His own students, he is surprised and disturbed to find, increasingly don’t feel so free to push the limits, not for fear of personal injury, but of causing offence to others.
Webb cites the outcry that happened in September, when US fashion designer Marc Jacobs had the models’ hair styled in brightly coloured dreadlocks for his fashion show, which he says was inspired by the hairdo Webb’s contemporary Boy George sported when he ascended to pop fame in the early 1980s. But the women on his catwalk were mostly white and Jacobs was accused of cultural appropriation. He subsequently issued a formal apology.
Photo styled by Iain R Webb and originally published in Blitz magazine in 1986
“Where does that stop?” asked Webb. “That’s a form of censorship. Kids in colleges are worrying about everything now - it limits what they feel they can do. Everything is tempered by ‘I don’t want to offend anybody…’ when the whole point in art school is that you’re pushing the boundaries, you want to be challenging and provoking.
“Self-censoring is not a good thing for any of the creative arts, which includes fashion.”

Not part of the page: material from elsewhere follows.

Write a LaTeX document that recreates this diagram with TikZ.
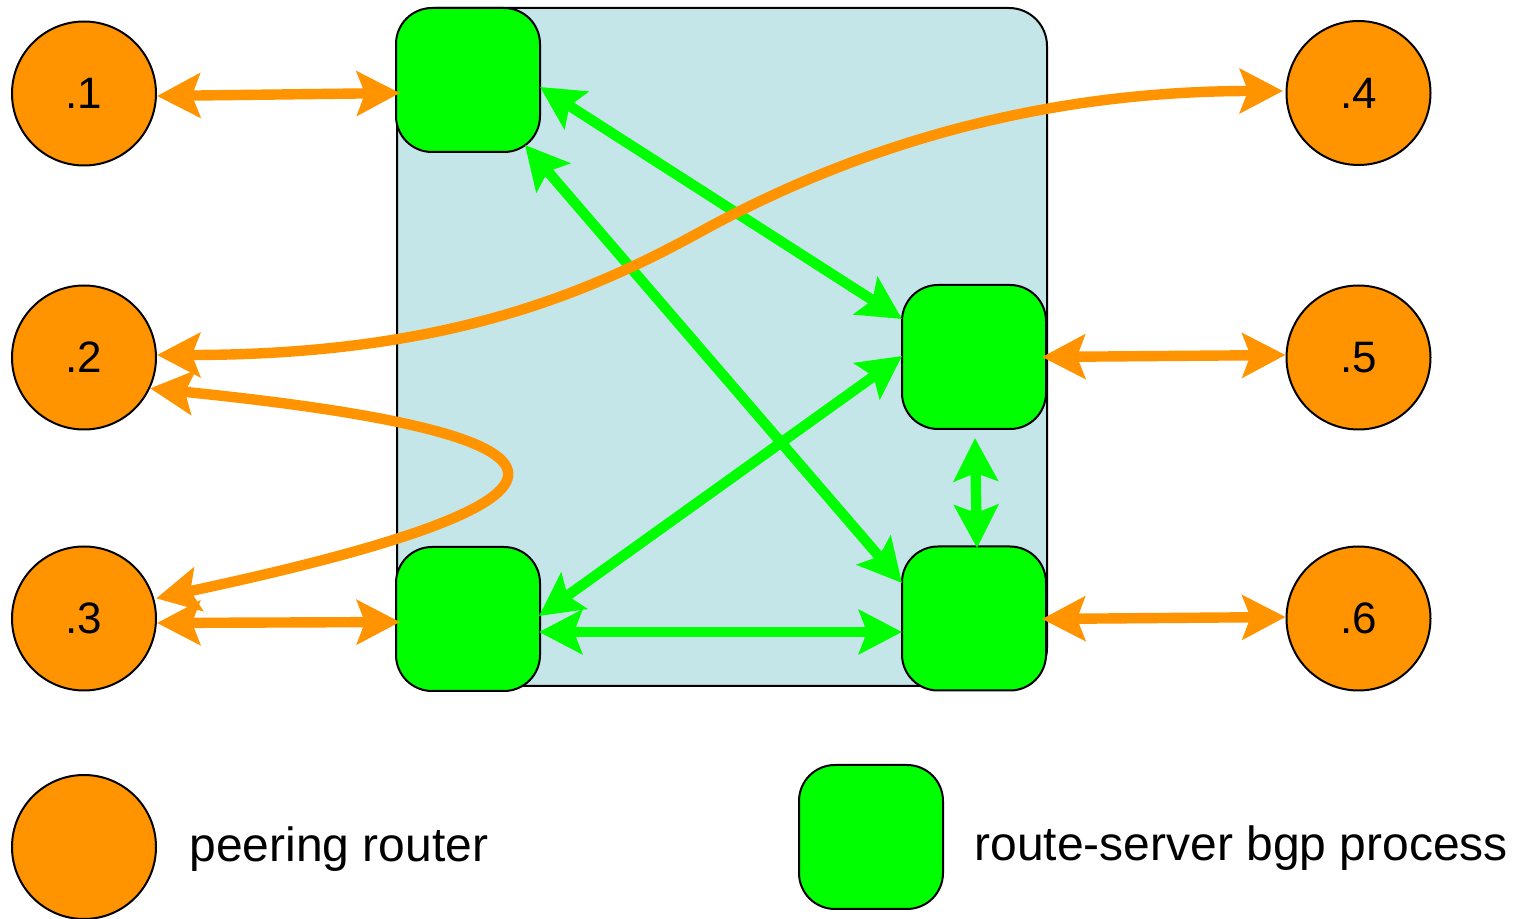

So, four decades on from my experiences of being physically threatened and arrested for what I wore, British youth are now fully at liberty to express themselves through fashion, free from constraints of gender appropriateness and tribal dress codes, with a wealth of choice of affordable clothes on every high street.
Yet, within this new world of fashion freedom, new limiting factors have come to bear, the difference being that they seem to come more from within than from outside forces. Could it be that creativity needs restriction to burgeon forth? And so where it no longer exists, the hive mind will contrive it.